In a second exemplary embodiment of the present invention, the technique is applied as a preprocessor to the Mixed Excitation Linear Prediction (MELP) coder. The technique is thus adapted to produce a signal with qualities favorable for MELP encoding. Variations of the embodiment can be applied to other types of speech coders, including code excited linear prediction (CELP), vector sum excitation (VSELP), waveform interpolation (WI), multiband excitation (MBE), linear prediction coding (LPC), pulse code modulation (PCM), differential pulse code modulation (DPCM), and adaptive differential pulse code modulation (ADPCM).

FIG. 1 is a block diagram of the enhancement algorithm of the present invention;

FIG. 2 depicts a time-scale modification syllable (TSMS) of the word “sank”;

FIG. 3 depicts measures used to locate syllables to time-scale;

FIG. 4 depicts locating the time-scale modification syllable for the word “fin” according to a speech waveform;

FIG. 5 depicts locating the time-scale modification syllable for the word “fin” according to an energy contour;

FIG. 6 depicts locating the time-scale modification syllable for the word “fin” according to a spectral feature transition rate (SFTR);

FIG. 7 is a block diagram of the variable-rate time-scale modification procedure;

FIG. 8 is a flow diagram corresponding to FIG. 7;

FIG. 9 depicts an input signal corresponding to the word “fin”;

FIG. 10 depicts the self-determined scaling factors during the time duration corresponding to FIG. 9;

FIG. 11 depicts the total delay (including a 100 ms look-ahead delay) during the time duration corresponding to FIG. 9;

FIG. 12 depicts the output variable rate time-scale modification of the word “fin”;

FIG. 13 depicts the effect of WSOLA pitch errors on the MELP coded signal having a time scale modification (TSM) signal with single “best-match”/pitch error;

FIG. 14 depicts the effect of WSOLA pitch errors on a MELP coded signal having a the MELP coded enhanced signal;

FIG. 15 depicts an intelligibility enhancement pre-processor for a MELPe speech coder; and

FIG. 16 is a flow diagram corresponding to FIG. 15.

The vowel sounds (often referenced as voiced speech) carry the power in speech, but the consonant sounds (often referenced as unvoiced speech) are the most important for understanding.
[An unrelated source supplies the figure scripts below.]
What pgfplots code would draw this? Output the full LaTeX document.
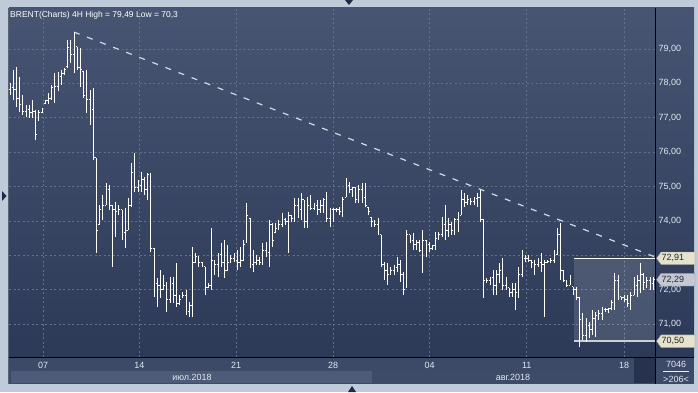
\documentclass[border=0pt]{standalone}
\usepackage{pgfplots}
\pgfplotsset{compat=1.18}
\usepackage{pgfplotstable}
\usepackage{fontspec}
\setmainfont{Liberation Sans}
\definecolor{framecol}{HTML}{C0CBDA}
\definecolor{plotTop}{HTML}{475572}
\definecolor{plotBot}{HTML}{2C3A58}
\definecolor{stripcol}{HTML}{3C4A67}
\definecolor{bandA}{HTML}{4D5B79}
\definecolor{bandB}{HTML}{3D4B69}
\definecolor{darkbox}{HTML}{27334E}
\definecolor{gridcol}{HTML}{61708E}
\definecolor{labcol}{HTML}{E2E7F0}
\definecolor{tagbeige}{HTML}{E5E3CD}
\definecolor{taggrey}{HTML}{C3C8D3}
\definecolor{navy}{HTML}{1E2A45}
\definecolor{dashcol}{HTML}{D5D9E2}
\definecolor{leftline}{HTML}{5A6474}
\definecolor{lowline}{HTML}{C9CED8}
\definecolor{tagedge}{HTML}{8E8E80}
\definecolor{tagedgeg}{HTML}{8E929C}
\pgfdeclareplotmark{otick}{\pgfpathmoveto{\pgfqpoint{-1.3pt}{0pt}}\pgfpathlineto{\pgfqpoint{0pt}{0pt}}\pgfusepathqstroke}
\pgfdeclareplotmark{ctick}{\pgfpathmoveto{\pgfqpoint{0pt}{0pt}}\pgfpathlineto{\pgfqpoint{1.3pt}{0pt}}\pgfusepathqstroke}
\pgfplotstableread{
i o h l c
0 77.81 78.01 77.66 77.87
1 77.87 78.39 77.52 77.81
2 77.81 78.48 77.31 77.57
3 77.57 78.19 77.17 77.37
4 77.37 77.66 77.08 77.17
5 77.17 77.37 77.02 77.23
6 77.23 77.37 76.99 77.14
7 77.14 77.52 76.99 77.17
8 77.17 77.23 76.35 76.50
9 76.93 77.23 76.93 77.14
10 77.14 77.28 77.14 77.23
11 77.40 77.52 77.40 77.49
12 77.49 77.72 77.40 77.57
13 77.57 77.95 77.52 77.87
14 77.87 78.30 77.43 77.92
15 77.92 78.33 77.78 78.19
16 78.19 78.39 77.95 78.30
17 78.30 78.45 78.24 78.39
18 78.48 79.26 78.45 79.03
19 79.03 79.26 78.59 78.83
20 78.83 79.49 78.30 79.26
21 79.06 79.06 78.39 78.45
22 78.45 79.03 77.89 78.39
23 78.33 78.33 77.57 77.66
24 77.66 78.39 77.14 77.52
25 77.52 77.81 76.79 77.23
26 77.23 77.87 75.77 75.83
27 75.83 75.83 73.07 73.73
28 73.88 74.46 73.88 74.32
29 74.32 74.75 74.03 74.46
30 74.46 75.10 74.46 74.90
31 74.90 75.04 74.32 74.46
32 74.46 74.46 72.66 74.32
33 74.32 74.55 73.53 74.26
34 74.26 74.46 74.17 74.32
35 74.32 74.32 73.44 73.65
36 73.65 74.37 73.21 73.73
37 73.73 74.67 73.73 74.46
38 74.46 75.68 74.40 75.42
39 75.42 75.97 74.84 74.96
40 74.96 75.19 74.84 75.04
41 75.04 75.42 74.84 75.19
42 75.19 75.28 74.75 74.90
43 74.90 75.39 74.61 75.34
44 75.34 75.39 73.09 73.21
45 73.21 73.21 71.79 72.19
46 72.19 72.34 71.49 72.13
47 72.13 72.57 71.76 71.99
48 71.99 72.43 71.99 72.13
49 72.13 72.22 71.35 71.70
50 71.70 72.37 71.61 72.19
51 72.19 72.37 71.61 71.84
52 71.84 72.77 71.49 71.61
53 71.61 71.84 71.55 71.70
54 71.76 71.93 71.76 71.84
55 71.84 71.99 71.26 71.35
56 71.35 71.64 71.20 71.55
57 71.55 73.24 71.20 72.80
58 72.80 73.07 72.80 72.95
59 72.95 72.95 72.66 72.80
60 72.80 72.80 72.66 72.72
61 72.66 72.66 71.84 72.05
62 72.05 72.19 72.05 72.13
63 72.13 73.79 71.99 72.86
64 72.86 72.86 72.43 72.72
65 72.72 73.07 72.37 73.01
66 73.01 73.36 72.66 72.80
67 72.80 73.44 72.34 72.57
68 72.57 73.30 72.57 72.80
69 72.80 73.01 72.80 72.92
70 72.92 73.07 72.80 72.86
71 72.86 73.15 72.57 72.80
72 72.80 73.24 72.66 72.86
73 72.86 73.44 72.86 73.30
74 73.36 74.52 73.36 74.17
75 74.08 74.08 72.63 72.72
76 72.72 73.15 72.51 72.80
77 72.80 73.01 72.72 72.86
78 72.86 72.95 72.72 72.80
79 72.80 73.36 72.72 73.15
80 73.15 73.39 72.95 73.09
81 73.09 74.03 72.66 73.88
82 73.88 73.94 73.24 73.44
83 73.65 73.94 73.65 73.79
84 73.79 74.03 73.73 73.88
85 73.88 74.23 73.82 74.03
86 74.03 74.08 73.88 73.97
87 73.97 74.26 73.07 74.17
88 74.17 74.17 73.97 74.08
89 74.08 74.67 73.97 74.46
90 74.46 74.67 74.08 74.32
91 74.32 74.81 74.03 74.61
92 74.61 74.61 73.79 73.97
93 73.97 74.69 73.79 74.46
94 74.46 74.75 74.32 74.37
95 74.37 74.52 74.32 74.46
96 74.46 74.61 74.17 74.32
97 74.32 74.61 74.23 74.46
98 74.46 74.67 74.23 74.61
99 74.61 74.84 73.97 74.08
100 74.08 74.37 73.82 74.32
101 74.32 74.37 73.97 74.32
102 74.32 74.37 74.26 74.32
103 74.32 74.40 74.17 74.26
104 74.26 74.69 74.11 74.61
105 74.69 75.25 74.69 75.04
106 75.04 75.13 74.81 74.90
107 74.90 74.99 74.69 74.96
108 74.96 74.96 74.52 74.61
109 74.61 75.04 74.52 74.90
110 74.90 75.10 74.52 74.67
111 74.67 75.10 74.40 74.46
112 74.40 74.40 74.17 74.26
113 74.11 74.11 73.82 73.97
114 73.97 74.03 73.82 73.88
115 73.88 74.08 73.59 73.65
116 73.59 73.59 72.66 72.72
117 72.72 72.80 72.28 72.57
118 72.57 72.77 72.13 72.43
119 72.43 72.66 72.43 72.57
120 72.57 72.72 72.43 72.63
121 72.63 72.95 72.51 72.72
122 72.72 72.86 72.22 72.43
123 72.43 72.51 71.84 71.99
124 72.05 73.73 72.05 73.59
125 73.59 73.59 73.36 73.44
126 73.44 73.65 73.15 73.30
127 73.30 73.44 73.15 73.36
128 73.36 73.44 73.09 73.15
129 73.15 73.73 72.48 73.44
130 73.44 73.44 72.95 73.30
131 73.30 73.39 73.09 73.21
132 73.21 73.30 73.15 73.27
133 73.27 73.68 73.15 73.50
134 73.50 73.68 73.44 73.59
135 73.59 74.11 73.53 73.88
136 73.88 74.46 73.44 73.73
137 73.73 74.08 73.53 73.88
138 73.88 73.97 73.59 73.73
139 73.73 74.08 73.59 74.03
140 74.03 74.26 73.68 74.17
141 74.17 74.90 74.17 74.61
142 74.61 74.81 74.40 74.52
143 74.52 74.75 74.46 74.61
144 74.61 74.67 74.46 74.55
145 74.55 74.69 74.46 74.64
146 74.64 74.81 74.40 74.69
147 74.69 74.90 73.97 74.03
148 74.03 74.03 71.76 72.28
149 72.28 72.34 72.19 72.28
150 72.28 72.37 72.13 72.34
151 72.34 72.57 71.84 72.13
152 72.13 72.57 71.84 72.43
153 72.43 72.77 72.19 72.57
154 72.57 72.92 71.99 72.13
155 72.13 72.37 71.99 72.05
156 72.05 72.05 71.79 71.93
157 71.93 72.19 71.79 71.99
158 71.99 72.19 71.41 71.93
159 71.93 72.66 71.76 72.43
160 72.43 73.15 72.37 72.92
161 72.92 73.01 72.80 72.92
162 72.92 73.01 72.80 72.86
163 72.86 72.86 72.63 72.80
164 72.80 72.86 72.43 72.72
165 72.72 72.92 72.66 72.80
166 72.80 73.07 72.51 72.72
167 72.72 72.86 71.20 72.80
168 72.80 72.86 72.77 72.83
169 72.83 72.92 72.77 72.86
170 72.86 73.15 72.77 73.01
171 73.01 73.79 73.01 73.59
172 73.59 73.94 72.28 72.57
173 72.57 72.57 72.22 72.28
174 72.28 72.28 72.08 72.13
175 72.13 72.43 72.13 72.34
176 72.08 72.08 71.84 71.99
177 71.99 72.08 71.70 71.76
178 71.76 71.79 70.33 71.12
179 71.12 71.32 70.53 70.68
180 70.68 71.17 70.48 70.97
181 70.97 71.06 70.59 70.83
182 70.83 71.41 70.68 71.17
183 71.17 71.35 70.62 71.26
184 71.26 71.41 71.12 71.32
185 71.32 71.49 71.12 71.41
186 71.41 71.47 71.35 71.41
187 71.41 71.47 71.32 71.44
188 71.44 71.70 71.41 71.64
189 71.64 72.48 71.41 72.28
190 72.28 72.43 71.70 71.79
191 71.79 71.79 71.70 71.76
192 71.76 71.84 71.64 71.70
193 71.70 71.84 71.49 71.61
194 71.61 71.93 71.41 71.84
195 71.84 72.37 71.84 72.13
196 72.13 72.43 71.79 72.28
197 72.28 72.77 71.90 72.43
198 72.43 72.48 71.99 72.22
199 72.22 72.37 72.05 72.28
200 72.28 72.37 71.99 72.19
201 72.19 72.37 71.99 72.29
}\ohlc
\begin{document}
\begin{tikzpicture}
\path[use as bounding box] (0,0) rectangle (698pt,392pt);
\fill[framecol] (0,0) rectangle (698pt,392pt);
\shade[top color=plotTop, bottom color=plotBot] (9pt,35pt) rectangle (694pt,384pt);
\fill[stripcol] (9pt,8pt) rectangle (694pt,35pt);
\fill[bandA] (11pt,9pt) rectangle (372pt,21pt);
\fill[bandB] (372pt,9pt) rectangle (633pt,21pt);
\fill[darkbox] (634pt,9pt) rectangle (655pt,34pt);
\fill[navy] (345pt,392pt) -- (353pt,392pt) -- (349pt,387pt) -- cycle;
\fill[navy] (348pt,0pt) -- (356pt,0pt) -- (352pt,6pt) -- cycle;
\fill[navy] (2pt,201pt) -- (2pt,191pt) -- (6.5pt,196pt) -- cycle;
\draw[leftline, line width=0.8pt] (8.6pt,8pt) -- (8.6pt,384pt);
\begin{axis}[
  at={(9pt,35pt)}, anchor=south west,
  scale only axis, width=646pt, height=349pt,
  xmin=-0.3125, xmax=201.56, ymin=70.04, ymax=80.19,
  axis line style={draw=none}, tick style={draw=none},
  xtick={10.375,40.44,70.63,100.94,131.125,161.47,191.94},
  xticklabels={07,14,21,28,04,11,18},
  ytick={71,72,73,74,75,76,77,78,79},
  yticklabels={{71,00},{72,00},{},{74,00},{75,00},{76,00},{77,00},{78,00},{79,00}},
  yticklabel pos=right,
  yticklabel style={anchor=west, inner sep=0pt, xshift=3.5pt, font=\fontsize{9}{10}\selectfont, text=labcol},
  xticklabel style={anchor=north, inner sep=0pt, yshift=-5pt, font=\fontsize{9}{10}\selectfont, text=labcol},
  grid=major,
  major grid style={gridcol, line width=0.6pt, dash pattern=on 2pt off 2.5pt},
]
\fill[white, fill opacity=0.13] (axis cs:176.3,70.50) rectangle (axis cs:201.56,72.91);
\addplot[dashcol, line width=1.2pt, dash pattern=on 6pt off 8pt] coordinates {(20,79.49) (201.56,72.95)};
\addplot[white, line width=1.4pt] coordinates {(176.3,72.91) (201.56,72.91)};
\addplot[lowline, line width=1.4pt] coordinates {(176.3,70.50) (201.56,70.50)};
\addplot[draw=none, mark=none, forget plot,
  error bars/.cd, y dir=minus, y explicit, error mark=none,
  error bar style={draw=white, solid, line width=0.95pt}]
  table[x=i, y=h, y error minus expr=\thisrow{h}-\thisrow{l}] {\ohlc};
\addplot[white, only marks, mark=otick, mark options={solid, line width=0.95pt}] table[x=i, y=o] {\ohlc};
\addplot[white, only marks, mark=ctick, mark options={solid, line width=0.95pt}] table[x=i, y=c] {\ohlc};
\end{axis}
\draw[black, line width=1pt] (9pt,35pt) -- (694pt,35pt);
\draw[black, line width=1pt] (655pt,8pt) -- (655pt,384pt);
\begin{scope}[font=\fontsize{9}{10}\selectfont]
\filldraw[fill=tagbeige, draw=tagedge, line width=0.4pt] (656.5pt,133.7pt) -- (661pt,140pt) -- (695pt,140pt) -- (695pt,127.5pt) -- (661pt,127.5pt) -- cycle;
\node[anchor=west, inner sep=0pt, text=black!85] at (661.5pt,133.7pt) {72,91};
\filldraw[fill=taggrey, draw=tagedgeg, line width=0.4pt] (656.5pt,112.3pt) -- (661pt,118.6pt) -- (695pt,118.6pt) -- (695pt,106pt) -- (661pt,106pt) -- cycle;
\node[anchor=west, inner sep=0pt, text=black!85] at (661.5pt,112.3pt) {72,29};
\filldraw[fill=tagbeige, draw=tagedge, line width=0.4pt] (656.5pt,50.8pt) -- (661pt,57.1pt) -- (695pt,57.1pt) -- (695pt,44.5pt) -- (661pt,44.5pt) -- cycle;
\node[anchor=west, inner sep=0pt, text=black!85] at (661.5pt,50.8pt) {70,50};
\end{scope}
\node[anchor=base west, inner sep=0pt, text=white, font=\fontsize{8.5}{10}\selectfont] at (10pt,374pt) {BRENT(Charts) 4H High = 79,49 Low = 70,3};
\node[inner sep=0pt, text=labcol, font=\fontsize{9}{10}\selectfont] at (192pt,15pt) {июл.2018};
\node[inner sep=0pt, text=labcol, font=\fontsize{9}{10}\selectfont] at (513pt,15pt) {авг.2018};
\node[inner sep=0pt, text=labcol, font=\fontsize{9}{10}\selectfont] at (676pt,28pt) {7046};
\draw[labcol!70, line width=0.5pt] (663pt,20.5pt) -- (689pt,20.5pt);
\node[inner sep=0pt, text=labcol, font=\fontsize{9}{10}\selectfont] at (676pt,13pt) {>206<};
\end{tikzpicture}
\end{document}
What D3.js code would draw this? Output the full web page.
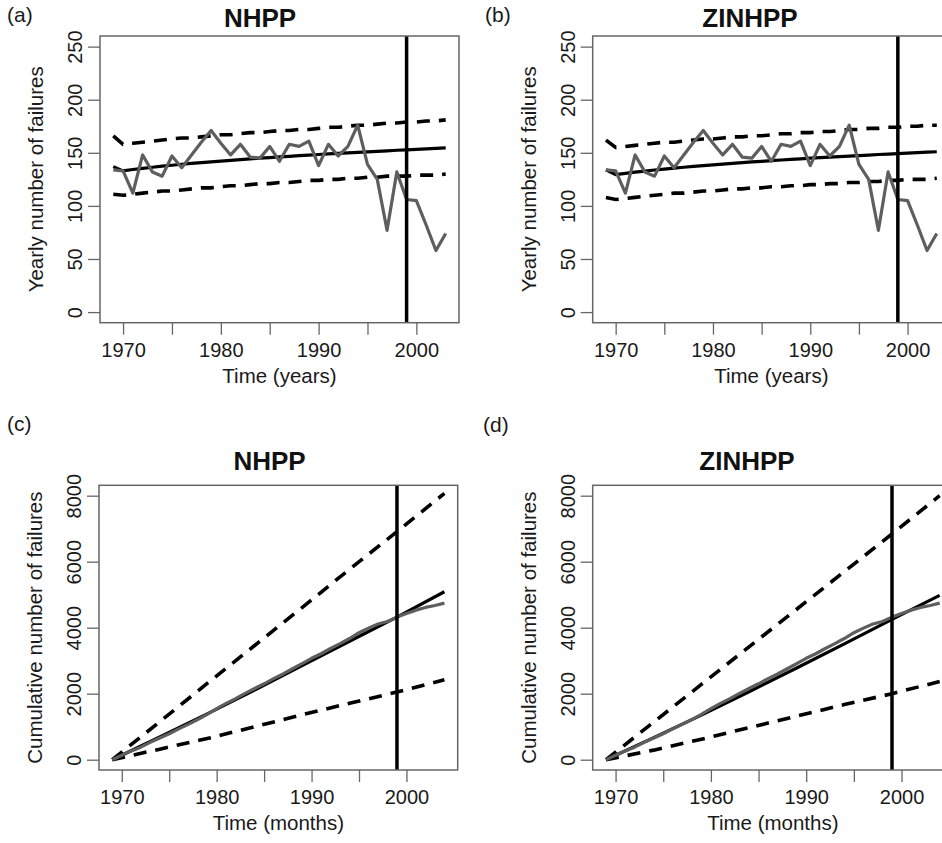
<!DOCTYPE html>
<html>
<head>
<meta charset="utf-8">
<script src="https://cdn.jsdelivr.net/npm/d3@7"></script>
<style>
  body { margin: 0; background: #fff; }
  svg { display: block; font-family: "Liberation Sans", Arial, Helvetica, sans-serif; }
</style>
</head>
<body>
<div id="chart"></div>
<script>
// Yearly failure counts, 1969-2003
const years = d3.range(1969, 2004);
const observed = [134,133,112,148,132,128,147,136,148,160, 171,159,148,158,146,145,156,142,158,156, 161,138,158,147,156,176,139,125,77,132, 106,105,82,58,74];

// NHPP yearly fit and 95% bounds
const nhppMean  = [137,133,134.3,135.4,136.4,137.4,138.3,139.2,140,140.8, 141.5,142.2,142.9,143.6,144.2,144.9,145.5,146.1,146.7,147.3, 147.8,148.4,148.9,149.4,149.9,150.4,150.9,151.4,151.9,152.4, 152.8,153.3,153.7,154.2,154.6];
const nhppUpper = [166,158,159,160,161,162,163,164,164,165, 166,167,167,168,169,169,170,171,171,172, 172,173,174,174,175,176,176,177,178,178, 179,179,180,180,181];
const nhppLower = [111,110,111,112,113,114,114,115,116,117, 117,118,119,119,120,121,121,122,122,123, 124,124,125,125,126,126,127,127,128,128, 128,129,129,129,130];

// ZINHPP yearly fit and 95% bounds
const zinMean  = [134,129.5,130.7,131.8,132.8,133.8,134.7,135.6,136.4,137.2, 138,138.7,139.4,140.1,140.8,141.4,142,142.6,143.2,143.8, 144.3,144.9,145.4,145.9,146.4,146.9,147.4,147.9,148.4,148.8, 149.3,149.7,150.2,150.6,151];
const zinUpper = [162,155,156,157,158,159,160,160,161,162, 163,163,164,165,165,166,166,167,168,168, 169,169,170,170,171,172,172,173,173,174, 174,175,175,176,176];
const zinLower = [108,106,107,108,109,110,111,112,112,113, 114,114,115,116,116,117,117,118,118,119, 119,120,120,121,121,122,122,123,123,124, 124,125,125,125,126];

// Cumulative failures at year boundaries, 1969-2004
const cumYears = d3.range(1969, 2005);
const observedCum = [0,134,267,379,527,659,787,934,1070,1217, 1376,1546,1705,1853,2011,2156,2300,2456,2598,2756, 2912,3073,3210,3369,3516,3672,3848,3987,4112,4189, 4321,4427,4532,4614,4672,4746];

// Cumulative fits, read every five years
const fitYears = [1969,1974,1979,1984,1989,1994,1999,2004];
const nhppCumMean  = [0,690,1390,2110,2850,3590,4320,5090];
const nhppCumUpper = [0,1150,2310,3460,4610,5770,6910,8070];
const nhppCumLower = [0,320,640,1000,1360,1710,2050,2420];
const zinCumMean  = [0,670,1350,2060,2780,3510,4250,4980];
const zinCumUpper = [0,1140,2280,3420,4560,5700,6840,8000];
const zinCumLower = [0,290,620,970,1320,1670,2000,2370];

const cutYear = 1999;
const xTicks = [1970,1975,1980,1985,1990,1995,2000];
const yTicksYear = [0,50,100,150,200,250];
const yTicksCum = [0,2000,4000,6000,8000];

const width = 942, height = 843;
const svg = d3.select("#chart").append("svg")
    .attr("width", width)
    .attr("height", height);

const panels = [
  {tag: "(a)", tagX: 7, tagY: 21.5, title: "NHPP", titleX: 260, titleY: 26.7,
   left: 100, right: 459, top: 36, bottom: 322.7,
   xDomain: [1967.64, 2004.36], yDomain: [-10, 260], yTicks: yTicksYear,
   xLabel: "Time (years)", yLabel: "Yearly number of failures",
   obsX: years, obs: observed, fitX: years, mean: nhppMean, upper: nhppUpper, lower: nhppLower},
  {tag: "(b)", tagX: 485, tagY: 22, title: "ZINHPP", titleX: 750, titleY: 26.7,
   left: 592.7, right: 950, top: 36, bottom: 322.7,
   xDomain: [1967.64, 2004.36], yDomain: [-10, 260], yTicks: yTicksYear,
   xLabel: "Time (years)", yLabel: "Yearly number of failures",
   obsX: years, obs: observed, fitX: years, mean: zinMean, upper: zinUpper, lower: zinLower},
  {tag: "(c)", tagX: 7, tagY: 431, title: "NHPP", titleX: 269.5, titleY: 470,
   left: 99, right: 457.7, top: 485.3, bottom: 770,
   xDomain: [1967.6, 2005.4], yDomain: [-312, 8315], yTicks: yTicksCum,
   xLabel: "Time (months)", yLabel: "Cumulative number of failures",
   obsX: cumYears, obs: observedCum, fitX: fitYears, mean: nhppCumMean, upper: nhppCumUpper, lower: nhppCumLower},
  {tag: "(d)", tagX: 483, tagY: 432, title: "ZINHPP", titleX: 747, titleY: 470,
   left: 592.7, right: 953, top: 485.3, bottom: 770,
   xDomain: [1967.6, 2005.4], yDomain: [-312, 8315], yTicks: yTicksCum,
   xLabel: "Time (months)", yLabel: "Cumulative number of failures",
   obsX: cumYears, obs: observedCum, fitX: fitYears, mean: zinCumMean, upper: zinCumUpper, lower: zinCumLower}
];

panels.forEach(drawPanel);

function drawPanel(p) {
  const x = d3.scaleLinear().domain(p.xDomain).range([p.left, p.right]);
  const y = d3.scaleLinear().domain(p.yDomain).range([p.bottom, p.top]);
  const g = svg.append("g");

  // Panel tag and title
  g.append("text")
      .attr("x", p.tagX).attr("y", p.tagY)
      .attr("font-size", 21).attr("fill", "#1a1a1a")
      .text(p.tag);
  g.append("text")
      .attr("x", p.titleX).attr("y", p.titleY)
      .attr("text-anchor", "middle")
      .attr("font-size", 26).attr("font-weight", "bold").attr("fill", "#111")
      .text(p.title);

  // Axes
  const xAxis = g.append("g")
      .attr("transform", `translate(0,${p.bottom})`)
      .call(d3.axisBottom(x)
          .tickValues(xTicks)
          .tickSize(12)
          .tickFormat(d => d % 10 === 0 ? d : ""));
  xAxis.select(".domain").remove();
  xAxis.selectAll("line").attr("stroke", "#666").attr("stroke-width", 1.3);
  xAxis.selectAll("text")
      .attr("y", 34).attr("dy", 0)
      .attr("font-size", 20).attr("fill", "#1a1a1a")
      .attr("font-family", null);

  const yAxis = g.append("g")
      .attr("transform", `translate(${p.left},0)`)
      .call(d3.axisLeft(y)
          .tickValues(p.yTicks)
          .tickSize(12)
          .tickFormat(d3.format("d")));
  yAxis.select(".domain").remove();
  yAxis.selectAll("line").attr("stroke", "#666").attr("stroke-width", 1.3);
  yAxis.selectAll("text")
      .attr("transform", "rotate(-90)")
      .attr("x", 0).attr("y", -18).attr("dy", 0)
      .attr("text-anchor", "middle")
      .attr("font-size", 20).attr("fill", "#1a1a1a")
      .attr("font-family", null);

  // Axis titles
  g.append("text")
      .attr("x", (p.left + p.right) / 2).attr("y", p.bottom + 60)
      .attr("text-anchor", "middle")
      .attr("font-size", 20.5).attr("fill", "#1a1a1a")
      .text(p.xLabel);
  g.append("text")
      .attr("transform", `translate(${p.left - 57},${(p.top + p.bottom) / 2}) rotate(-90)`)
      .attr("text-anchor", "middle")
      .attr("font-size", 20.5).attr("fill", "#1a1a1a")
      .text(p.yLabel);

  // Fitted curves: bounds dashed, mean solid
  const fitLine = d3.line().x((d, i) => x(p.fitX[i])).y(d => y(d));
  [p.upper, p.lower].forEach(s => {
    g.append("path")
        .attr("d", fitLine(s))
        .attr("fill", "none")
        .attr("stroke", "#000")
        .attr("stroke-width", 3.6)
        .attr("stroke-dasharray", "13,9");
  });
  g.append("path")
      .attr("d", fitLine(p.mean))
      .attr("fill", "none")
      .attr("stroke", "#000")
      .attr("stroke-width", 3.2);

  // Observed series
  const obsLine = d3.line().x((d, i) => x(p.obsX[i])).y(d => y(d));
  g.append("path")
      .attr("d", obsLine(p.obs))
      .attr("fill", "none")
      .attr("stroke", "#5e5e5e")
      .attr("stroke-width", 3.2)
      .attr("stroke-linejoin", "round");

  // Cut-off year
  g.append("line")
      .attr("x1", x(cutYear)).attr("x2", x(cutYear))
      .attr("y1", p.top).attr("y2", p.bottom)
      .attr("stroke", "#000")
      .attr("stroke-width", 3.5);

  // Plot frame
  g.append("rect")
      .attr("x", p.left).attr("y", p.top)
      .attr("width", p.right - p.left).attr("height", p.bottom - p.top)
      .attr("fill", "none")
      .attr("stroke", "#666")
      .attr("stroke-width", 1.5);
}
</script>
</body>
</html>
However, consonants, especially those within the same class, are often difficult to differentiate and are more vulnerable to many forms of signal degradation. For example, speech (as conveyed by a signal) may be degraded in a telecommunications network that is characterized by packet loss (for a packetized signal) or by noise. By appropriately processing the speech signal, the processed speech signal may be more immune to subsequent degradations.

Preliminary experiments analyzing the distinction between confusable word pairs show that intelligibility can be improved if the test stimuli were presented twice to the listener, as opposed to only once. It is hypothesized that when the first time the word is heard, the high-intensity, longer duration vowel partially masks the adjacent consonant. When the word is repeated, the vowel is already known and expected, allowing the listener to then focus on identifying the consonant. To eliminate the need for repetition, it is desirable to reduce the vowel emphasis, and increase the salience of the consonant cues to weaken the masking effect.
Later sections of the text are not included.